Объективно говоря, воевода Тимофей Тургенев ведет себя почти также, как пушкинский капитан Миронов, если не считать боярской спеси, но Шукшин полностью дегероизирует его, как и любого, кто стоит по другую сторону народной войны. И кстати, не случайно и художественно очень точно: именно вслед за расправой над царицынским воеводой и верными ему людьми следует одна из самых невыносимых сцен в сценарии (в романе ее нет): после того как во время конфликта с Матвеем Ивановым пуля из Степанова пистолета случайно попадает в лик Божьей Матери и казаки воспринимают это как дурной знак, атаман «не целясь почти, раз за разом, садил четыре пули в иконостас: Христу Спасителю, Николаю Угоднику, Иоанну Крестителю и апостолу Павлу. Всем — в лоб».
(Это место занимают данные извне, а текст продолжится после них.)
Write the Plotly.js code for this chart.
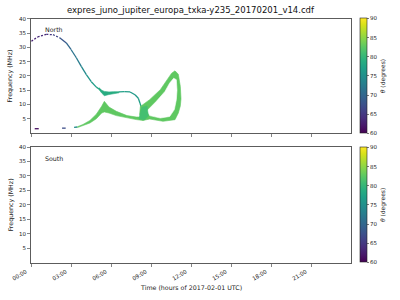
<!DOCTYPE html>
<html><head><meta charset="utf-8">
<script src="https://cdn.plot.ly/plotly-3.0.1.min.js"></script>
<style>html,body{margin:0;padding:0;background:#fff}#plot{width:400px;height:300px}</style>
</head><body><div id="plot"></div>
<script>
// ---- data (hours, MHz, degrees) ----
const hourTicks = [0, 3, 6, 9, 12, 15, 18, 21];
const hourLabels = ['00:00', '03:00', '06:00', '09:00', '12:00', '15:00', '18:00', '21:00'];
const freqTicks = [5, 10, 15, 20, 25, 30, 35, 40];
const thetaTicks = [60, 65, 70, 75, 80, 85, 90];

// North: upper thin ridge
const upperT = [0.03, 0.5, 1.15, 1.65, 2.15, 2.65, 3.0, 3.4, 3.77, 4.15, 4.52, 4.9, 5.27];
const upperF = [32.2, 33.7, 34.6, 34.5, 33.4, 31.6, 29.3, 26.4, 23.4, 20.5, 18.0, 16.1, 14.9];
const upperTheta = [63, 63, 64, 65, 67, 69, 71, 72, 73, 75, 76, 77, 78];
// North: thick part of upper ridge
const bandT = [5.1, 5.3, 5.5, 5.85, 6.2, 6.6];
const bandLo = [15.3, 14.0, 13.1, 13.5, 13.9, 14.1];
const bandHi = [15.9, 15.0, 14.6, 14.4, 14.5, 14.5];
// North: thin ridge descending into the loop
const midT = [6.6, 7.0, 7.43, 7.8, 8.05, 8.17, 8.3];
const midF = [14.4, 14.5, 14.4, 13.4, 12.2, 10.5, 8.7];
const midTheta = [77, 77, 76, 76, 76, 77, 78];
// North: low-frequency start dashes (pairs)
const lowStartT = [0.28, 0.58, 2.33, 2.6, 3.23, 3.48];
const lowStartF = [1.5, 1.5, 1.7, 1.7, 2.0, 2.1];
const lowStartTheta = [61, 61, 67, 67, 74, 74];
// North: lower band
const lowBandT = [3.48, 3.9, 4.42, 4.9, 5.3, 5.5, 5.85, 6.4, 7.2, 7.9, 8.4];
const lowBandHi = [2.2, 3.0, 4.4, 6.6, 9.4, 11.1, 9.1, 7.6, 6.1, 5.6, 5.6];
const lowBandLo = [1.9, 2.5, 3.5, 5.0, 7.0, 7.4, 7.0, 6.1, 5.25, 4.7, 4.4];
// North: loop outer and inner boundaries
const loopOuterT = [8.2, 8.9, 9.7, 10.2, 10.55, 10.8, 11.05, 11.2, 11.25, 11.2, 11.05, 10.8, 9.9, 8.9, 8.4, 8.15];
const loopOuterF = [9.3, 11.7, 15.2, 18.7, 21.0, 21.8, 20.6, 16.3, 12.0, 9.5, 7.0, 4.67, 4.1, 4.9, 4.4, 6.5];
const loopInnerT = [8.7, 9.4, 10.05, 10.4, 10.7, 10.9, 10.95, 10.9, 10.75, 10.4, 9.7, 8.9];
const loopInnerF = [7.8, 11.1, 14.6, 17.5, 19.2, 18.7, 15.0, 11.7, 8.2, 5.8, 5.25, 6.1];
const bandTheta = 78.5;
const lowBandTheta = 82.5;
const crossT = [8.1, 8.5, 8.8, 8.7, 8.3];
const crossF = [5.0, 4.6, 6.0, 9.5, 9.0];
const crossTheta = 81;
// South: no emission (placeholder point carries only the colour scale)
const southT = [null];
const southF = [null];
const southTheta = [75];

// ---- helpers ----
const VIR = ['#440154','#482475','#414487','#355f8d','#2a788e','#21918c','#22a884','#44bf70','#7ad151','#bddf26','#fde725'];
function hex2rgb(h){return [parseInt(h.slice(1,3),16),parseInt(h.slice(3,5),16),parseInt(h.slice(5,7),16)];}
function viridis(theta){
  let v = Math.max(0, Math.min(1, (theta - 60) / 30)) * 10;
  let i = Math.min(9, Math.floor(v)), f = v - i;
  let a = hex2rgb(VIR[i]), b = hex2rgb(VIR[i+1]);
  return 'rgb(' + a.map((c,k)=>Math.round(c + (b[k]-c)*f)).join(',') + ')';
}
const traces = [];
function segLine(ts, fs, th, step, dashFn){
  for (let i = 0; i + 1 < ts.length; i += step){
    const m = (th[i] + th[i+1]) / 2;
    traces.push({x:[ts[i], ts[i+1]], y:[fs[i], fs[i+1]], mode:'lines', xaxis:'x', yaxis:'y',
      line:{color: viridis(m), width: 1.3, dash: dashFn ? dashFn(m) : 'solid'}, hoverinfo:'skip', showlegend:false});
  }
}
function band(ts, lo, hi, theta){
  traces.push({x: ts.concat(ts.slice().reverse()), y: hi.concat(lo.slice().reverse()), mode:'lines', fill:'toself',
    fillcolor: viridis(theta), line:{color: viridis(theta), width: 0.6}, xaxis:'x', yaxis:'y', hoverinfo:'skip', showlegend:false});
}
function poly(ts, fs, color){
  traces.push({x: ts.concat([ts[0]]), y: fs.concat([fs[0]]), mode:'lines', fill:'toself', fillcolor: color,
    line:{color: color, width: 0.6}, xaxis:'x', yaxis:'y', hoverinfo:'skip', showlegend:false});
}

segLine(upperT, upperF, upperTheta, 1, m => m < 68 ? '2px,1.5px' : 'solid');
band(bandT, bandLo, bandHi, bandTheta);
segLine(midT, midF, midTheta, 1, null);
segLine(lowStartT, lowStartF, lowStartTheta, 2, null);
band(lowBandT, lowBandLo, lowBandHi, lowBandTheta);
poly(loopOuterT, loopOuterF, viridis(lowBandTheta));
poly(loopInnerT, loopInnerF, '#ffffff');
poly(crossT, crossF, viridis(crossTheta));

const cbCommon = {thickness: 7, len: 0.383, lenmode: 'fraction', x: 0.9, xanchor: 'left', xpad: 0, ypad: 0,
  outlinewidth: 0.6, outlinecolor: '#222', ticks: 'outside', ticklen: 2, tickwidth: 0.6, tickcolor: '#222',
  tickvals: thetaTicks, tickfont: {family: 'DejaVu Sans', size: 5.5, color: '#222'},
  title: {text: '<i>θ</i> (degrees)', side: 'right', font: {family: 'DejaVu Sans', size: 6, color: '#222'}}};

traces.push({x: upperT, y: upperF, mode: 'markers', xaxis: 'x', yaxis: 'y', hoverinfo: 'skip', showlegend: false,
  marker: {size: 1, opacity: 0, color: upperTheta, colorscale: 'Viridis', cmin: 60, cmax: 90, showscale: true,
    colorbar: Object.assign({}, cbCommon, {y: 0.7467, yanchor: 'middle'})}});
traces.push({x: southT, y: southF, mode: 'markers', xaxis: 'x2', yaxis: 'y2', hoverinfo: 'skip', showlegend: false,
  marker: {size: 1, opacity: 0, color: southTheta, colorscale: 'Viridis', cmin: 60, cmax: 90, showscale: true,
    colorbar: Object.assign({}, cbCommon, {y: 0.317, yanchor: 'middle'})}});

const tickFont = {family: 'DejaVu Sans', size: 5.5, color: '#222'};
function xax(showLabels, anchor){
  return {domain: [0.0775, 0.8775], range: [0, 24], anchor: anchor, tickmode: 'array', tickvals: hourTicks,
    ticktext: hourLabels, showticklabels: showLabels, tickangle: -30, ticklabelshift: -5, ticks: 'outside', ticklen: 3, tickwidth: 0.6,
    tickcolor: '#333', showgrid: false, zeroline: false, showline: true, mirror: true, linecolor: '#333', linewidth: 0.8,
    tickfont: tickFont, fixedrange: true};
}
function yax(domain, anchor){
  return {domain: domain, range: [0, 40], anchor: anchor, tickmode: 'array', tickvals: freqTicks, ticks: 'outside',
    ticklen: 3, tickwidth: 0.6, tickcolor: '#333', showgrid: false, zeroline: false, showline: true, mirror: true,
    linecolor: '#333', linewidth: 0.8, tickfont: tickFont, fixedrange: true};
}
const annFont = {family: 'DejaVu Sans', size: 6.3, color: '#222'};
const layout = {
  width: 400, height: 300, margin: {l: 0, r: 0, t: 0, b: 0}, paper_bgcolor: '#fff', plot_bgcolor: '#fff',
  showlegend: false,
  xaxis: xax(false, 'y'), yaxis: yax([0.5567, 0.9367], 'x'),
  xaxis2: xax(true, 'y2'), yaxis2: yax([0.1243, 0.51], 'x2'),
  annotations: [
    {text: 'expres_juno_jupiter_europa_txka-y235_20170201_v14.cdf', xref: 'paper', yref: 'paper', x: 0.4775, y: 0.9667,
      xanchor: 'center', yanchor: 'middle', showarrow: false, font: {family: 'DejaVu Sans', size: 8.5, color: '#111'}},
    {text: 'North', xref: 'paper', yref: 'paper', x: 0.1075, y: 0.9, xanchor: 'left', yanchor: 'middle', showarrow: false, font: annFont},
    {text: 'South', xref: 'paper', yref: 'paper', x: 0.1075, y: 0.473, xanchor: 'left', yanchor: 'middle', showarrow: false, font: annFont},
    {text: 'Frequency (MHz)', xref: 'paper', yref: 'paper', x: 0.026, y: 0.7467, xanchor: 'center', yanchor: 'middle', textangle: -90, showarrow: false, font: annFont},
    {text: 'Frequency (MHz)', xref: 'paper', yref: 'paper', x: 0.026, y: 0.317, xanchor: 'center', yanchor: 'middle', textangle: -90, showarrow: false, font: annFont},
    {text: 'Time (hours of 2017-02-01 UTC)', xref: 'paper', yref: 'paper', x: 0.4775, y: 0.0433, xanchor: 'center', yanchor: 'middle', showarrow: false, font: annFont}
  ]
};
Plotly.newPlot('plot', traces, layout, {displayModeBar: false, staticPlot: true});
</script></body></html>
И далее обращается к казакам:
«— Теперь всем не обидно. Не коситесь туды — я этот грех на себя принимаю».
Шукшинский Разин не просто человек, не умеющий остановиться, прислушаться, попытаться понять другую правду, но в своем разрушении всего и вся ради торжества воли и справедливости, в этом своеобразном русском ленинском большевизме он бунтует не только против Церкви, представлявшейся ему союзницей государства и по этой причине вызывавшей отторжение, но и против самого Бога. И в этом бунте он не одинок. Ближайший сподвижник Разина Матвей Иванов, человек из народа, этакий казачий комиссар при казачьем Чапаеве, о чем говорил и сам Шукшин, тоже выступает как своеобразный богоборец, когда в разговоре со Степаном признается, что хотел полюбить Бога, да не смог, потому что: «барин он, бог-то. Любит, чтоб перед им на карачках ползали. А он ишшо поглядит — помочь тебе или нет. Какой это бог! От таких богов на земле деваться некуда».
Однако — вот что примечательно — всего через год Шукшин опубликует, а значит, напишет еще раньше, рассказ «Охота жить», герой которого, старый таежный охотник, скажет своему будущему убийце, сбежавшему с зоны (и здесь четко прослеживается диалог с самим собой, с рассказом про Степку и с фильмом «Ваш сын и брат»): «За убивство тебя Бог накажет, не люди. От людей можно побегать, а от Него не уйдешь».